Aim of the exercise: Copy each of the entries below faithfully, setting aside any pictures.

Material to process:
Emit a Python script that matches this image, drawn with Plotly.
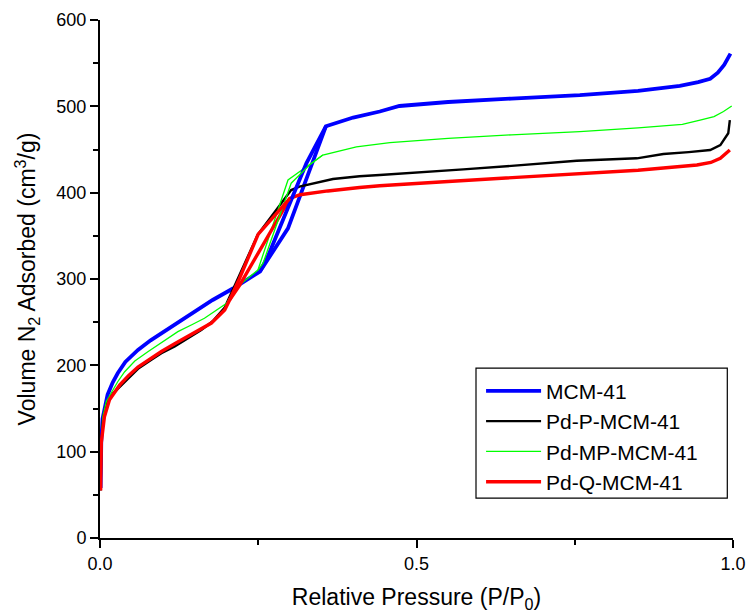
import plotly.graph_objects as go

# N2 adsorption isotherms: relative pressure (P/P0) vs adsorbed volume (cm3/g)
names = ["MCM-41", "Pd-P-MCM-41", "Pd-MP-MCM-41", "Pd-Q-MCM-41"]
colors = ["#0000ff", "#000000", "#00ff00", "#ff0000"]
widths = [3.8, 2.4, 1.3, 3.4]

# adsorption branches
mcm_x = [0.001, 0.002, 0.004, 0.008, 0.012, 0.02, 0.028, 0.04, 0.06, 0.08, 0.097,
         0.12, 0.144, 0.178, 0.21, 0.2526, 0.297, 0.357, 0.40, 0.442, 0.473, 0.55,
         0.65, 0.758, 0.85, 0.916, 0.945, 0.964, 0.976, 0.986, 0.996]
mcm_y = [58, 112, 138, 154, 166, 180, 190.8, 204, 217.8, 229, 237,
         248, 260.3, 275.7, 289, 308.5, 358.7, 477, 487, 494, 500.4, 505,
         509, 513, 518, 523.6, 528, 532, 539, 548, 561]

pdp_x = [0.001, 0.002, 0.005, 0.01, 0.02, 0.031, 0.045, 0.06, 0.08, 0.097, 0.118,
         0.139, 0.16, 0.178, 0.197, 0.215, 0.249, 0.302, 0.315, 0.368, 0.41, 0.442,
         0.5, 0.574, 0.65, 0.753, 0.848, 0.89, 0.93, 0.964, 0.98, 0.9925, 0.995]
pdp_y = [55, 108, 140, 155, 167, 175, 186, 196, 206, 214, 222,
         231, 241, 251, 267, 296, 351, 403, 407, 415.8, 419, 420.5,
         423, 427, 431, 437, 439.8, 444.8, 447, 449.4, 455, 468.8, 484]

pdmp_x = [0.001, 0.002, 0.0044, 0.01, 0.0177, 0.028, 0.039, 0.055, 0.0756, 0.1,
          0.123, 0.145, 0.165, 0.2, 0.215, 0.2495, 0.297, 0.352, 0.405, 0.458,
          0.55, 0.65, 0.758, 0.85, 0.92, 0.948, 0.97, 0.985, 0.998]
pdmp_y = [56, 106, 140.5, 158, 168, 181, 192.6, 205, 215.8, 228,
          239, 247, 254.5, 272, 290, 310.4, 414.7, 443.6, 453, 458,
          463, 467, 470.6, 475, 479, 484, 488, 494, 500.4]

pdq_x = [0.001, 0.002, 0.007, 0.015, 0.031, 0.045, 0.06, 0.08, 0.097, 0.118, 0.139,
         0.16, 0.176, 0.197, 0.205, 0.22, 0.25, 0.3, 0.316, 0.36, 0.41, 0.442,
         0.55, 0.65, 0.758, 0.85, 0.943, 0.965, 0.98, 0.995]
pdq_y = [55, 110, 140.5, 160, 177, 188, 198, 208, 216, 225, 234,
         242, 249, 264, 276, 292, 330, 393.5, 397.6, 402, 406, 408,
         413, 417.5, 422.4, 426, 432, 435, 439.8, 449.4]

# desorption branches closing the hysteresis loops
mcm_dx = [0.357, 0.326, 0.265, 0.2526]
mcm_dy = [477, 434, 325.8, 308.5]
pdmp_dx = [0.352, 0.331, 0.302, 0.2574, 0.2495]
pdmp_dy = [443.6, 432, 411, 318, 310.4]
pdq_dx = [0.3, 0.25, 0.22, 0.205]
pdq_dy = [393.5, 352, 300, 276]

ads = [(mcm_x, mcm_y), (pdp_x, pdp_y), (pdmp_x, pdmp_y), (pdq_x, pdq_y)]
des = [(mcm_dx, mcm_dy), None, (pdmp_dx, pdmp_dy), (pdq_dx, pdq_dy)]

font_family = "Liberation Sans, Arial, sans-serif"

fig = go.Figure()
for i, name in enumerate(names):
    fig.add_trace(go.Scatter(
        x=ads[i][0], y=ads[i][1], mode="lines", name=name, legendgroup=name,
        line=dict(color=colors[i], width=widths[i]),
    ))
for i, name in enumerate(names):
    if des[i] is None:
        continue
    fig.add_trace(go.Scatter(
        x=des[i][0], y=des[i][1], mode="lines", name=name, legendgroup=name,
        showlegend=False, line=dict(color=colors[i], width=widths[i]),
    ))

axis_common = dict(
    showline=True, linecolor="black", linewidth=2, showgrid=False, zeroline=False,
    ticks="outside", ticklen=8, tickwidth=2, tickcolor="black",
    tickfont=dict(family=font_family, size=18, color="black"),
)

# legend frame (paper coordinates of the plot area)
fig.add_shape(type="rect", xref="paper", yref="paper",
              x0=0.594, x1=0.991, y0=0.077, y1=0.328,
              line=dict(color="black", width=1.2), fillcolor="white", layer="above")

fig.update_layout(
    width=748, height=615,
    margin=dict(l=100, r=15, t=20, b=77),
    plot_bgcolor="white", paper_bgcolor="white",
    font=dict(family=font_family, color="black"),
    xaxis=dict(
        range=[0, 1], dtick=0.5, tickformat=".1f", automargin=False,
        minor=dict(ticks="outside", ticklen=5, tickwidth=2, tickcolor="black", dtick=0.25),
        title=dict(text="Relative Pressure (P/P<sub>0</sub>)",
                   font=dict(family=font_family, size=23), standoff=16),
        **axis_common,
    ),
    yaxis=dict(
        range=[0, 600], dtick=100, automargin=False,
        minor=dict(ticks="outside", ticklen=5, tickwidth=2, tickcolor="black", dtick=50),
        title=dict(text="Volume N<sub>2</sub> Adsorbed (cm<sup>3</sup>/g)",
                   font=dict(family=font_family, size=23), standoff=14),
        **axis_common,
    ),
    legend=dict(
        x=0.602, y=0.323, xanchor="left", yanchor="top",
        borderwidth=0, bgcolor="rgba(0,0,0,0)",
        font=dict(family=font_family, size=21, color="black"),
        tracegroupgap=0, itemwidth=55,
    ),
)

fig.write_html("out.html")
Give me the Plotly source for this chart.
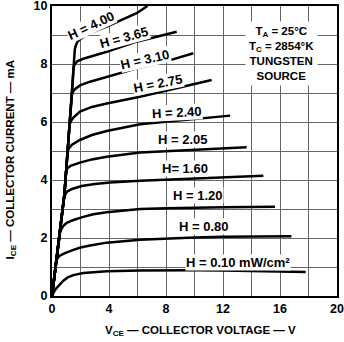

Written answer:
Emit a Python script that matches this image, drawn with Plotly.
import plotly.graph_objects as go

# N2 adsorption isotherms: relative pressure (P/P0) vs adsorbed volume (cm3/g)
names = ["MCM-41", "Pd-P-MCM-41", "Pd-MP-MCM-41", "Pd-Q-MCM-41"]
colors = ["#0000ff", "#000000", "#00ff00", "#ff0000"]
widths = [3.8, 2.4, 1.3, 3.4]

# adsorption branches
mcm_x = [0.001, 0.002, 0.004, 0.008, 0.012, 0.02, 0.028, 0.04, 0.06, 0.08, 0.097,
         0.12, 0.144, 0.178, 0.21, 0.2526, 0.297, 0.357, 0.40, 0.442, 0.473, 0.55,
         0.65, 0.758, 0.85, 0.916, 0.945, 0.964, 0.976, 0.986, 0.996]
mcm_y = [58, 112, 138, 154, 166, 180, 190.8, 204, 217.8, 229, 237,
         248, 260.3, 275.7, 289, 308.5, 358.7, 477, 487, 494, 500.4, 505,
         509, 513, 518, 523.6, 528, 532, 539, 548, 561]

pdp_x = [0.001, 0.002, 0.005, 0.01, 0.02, 0.031, 0.045, 0.06, 0.08, 0.097, 0.118,
         0.139, 0.16, 0.178, 0.197, 0.215, 0.249, 0.302, 0.315, 0.368, 0.41, 0.442,
         0.5, 0.574, 0.65, 0.753, 0.848, 0.89, 0.93, 0.964, 0.98, 0.9925, 0.995]
pdp_y = [55, 108, 140, 155, 167, 175, 186, 196, 206, 214, 222,
         231, 241, 251, 267, 296, 351, 403, 407, 415.8, 419, 420.5,
         423, 427, 431, 437, 439.8, 444.8, 447, 449.4, 455, 468.8, 484]

pdmp_x = [0.001, 0.002, 0.0044, 0.01, 0.0177, 0.028, 0.039, 0.055, 0.0756, 0.1,
          0.123, 0.145, 0.165, 0.2, 0.215, 0.2495, 0.297, 0.352, 0.405, 0.458,
          0.55, 0.65, 0.758, 0.85, 0.92, 0.948, 0.97, 0.985, 0.998]
pdmp_y = [56, 106, 140.5, 158, 168, 181, 192.6, 205, 215.8, 228,
          239, 247, 254.5, 272, 290, 310.4, 414.7, 443.6, 453, 458,
          463, 467, 470.6, 475, 479, 484, 488, 494, 500.4]

pdq_x = [0.001, 0.002, 0.007, 0.015, 0.031, 0.045, 0.06, 0.08, 0.097, 0.118, 0.139,
         0.16, 0.176, 0.197, 0.205, 0.22, 0.25, 0.3, 0.316, 0.36, 0.41, 0.442,
         0.55, 0.65, 0.758, 0.85, 0.943, 0.965, 0.98, 0.995]
pdq_y = [55, 110, 140.5, 160, 177, 188, 198, 208, 216, 225, 234,
         242, 249, 264, 276, 292, 330, 393.5, 397.6, 402, 406, 408,
         413, 417.5, 422.4, 426, 432, 435, 439.8, 449.4]

# desorption branches closing the hysteresis loops
mcm_dx = [0.357, 0.326, 0.265, 0.2526]
mcm_dy = [477, 434, 325.8, 308.5]
pdmp_dx = [0.352, 0.331, 0.302, 0.2574, 0.2495]
pdmp_dy = [443.6, 432, 411, 318, 310.4]
pdq_dx = [0.3, 0.25, 0.22, 0.205]
pdq_dy = [393.5, 352, 300, 276]

ads = [(mcm_x, mcm_y), (pdp_x, pdp_y), (pdmp_x, pdmp_y), (pdq_x, pdq_y)]
des = [(mcm_dx, mcm_dy), None, (pdmp_dx, pdmp_dy), (pdq_dx, pdq_dy)]

font_family = "Liberation Sans, Arial, sans-serif"

fig = go.Figure()
for i, name in enumerate(names):
    fig.add_trace(go.Scatter(
        x=ads[i][0], y=ads[i][1], mode="lines", name=name, legendgroup=name,
        line=dict(color=colors[i], width=widths[i]),
    ))
for i, name in enumerate(names):
    if des[i] is None:
        continue
    fig.add_trace(go.Scatter(
        x=des[i][0], y=des[i][1], mode="lines", name=name, legendgroup=name,
        showlegend=False, line=dict(color=colors[i], width=widths[i]),
    ))

axis_common = dict(
    showline=True, linecolor="black", linewidth=2, showgrid=False, zeroline=False,
    ticks="outside", ticklen=8, tickwidth=2, tickcolor="black",
    tickfont=dict(family=font_family, size=18, color="black"),
)

# legend frame (paper coordinates of the plot area)
fig.add_shape(type="rect", xref="paper", yref="paper",
              x0=0.594, x1=0.991, y0=0.077, y1=0.328,
              line=dict(color="black", width=1.2), fillcolor="white", layer="above")

fig.update_layout(
    width=748, height=615,
    margin=dict(l=100, r=15, t=20, b=77),
    plot_bgcolor="white", paper_bgcolor="white",
    font=dict(family=font_family, color="black"),
    xaxis=dict(
        range=[0, 1], dtick=0.5, tickformat=".1f", automargin=False,
        minor=dict(ticks="outside", ticklen=5, tickwidth=2, tickcolor="black", dtick=0.25),
        title=dict(text="Relative Pressure (P/P<sub>0</sub>)",
                   font=dict(family=font_family, size=23), standoff=16),
        **axis_common,
    ),
    yaxis=dict(
        range=[0, 600], dtick=100, automargin=False,
        minor=dict(ticks="outside", ticklen=5, tickwidth=2, tickcolor="black", dtick=50),
        title=dict(text="Volume N<sub>2</sub> Adsorbed (cm<sup>3</sup>/g)",
                   font=dict(family=font_family, size=23), standoff=14),
        **axis_common,
    ),
    legend=dict(
        x=0.602, y=0.323, xanchor="left", yanchor="top",
        borderwidth=0, bgcolor="rgba(0,0,0,0)",
        font=dict(family=font_family, size=21, color="black"),
        tracegroupgap=0, itemwidth=55,
    ),
)

fig.write_html("out.html")
Give me the Plotly source for this chart.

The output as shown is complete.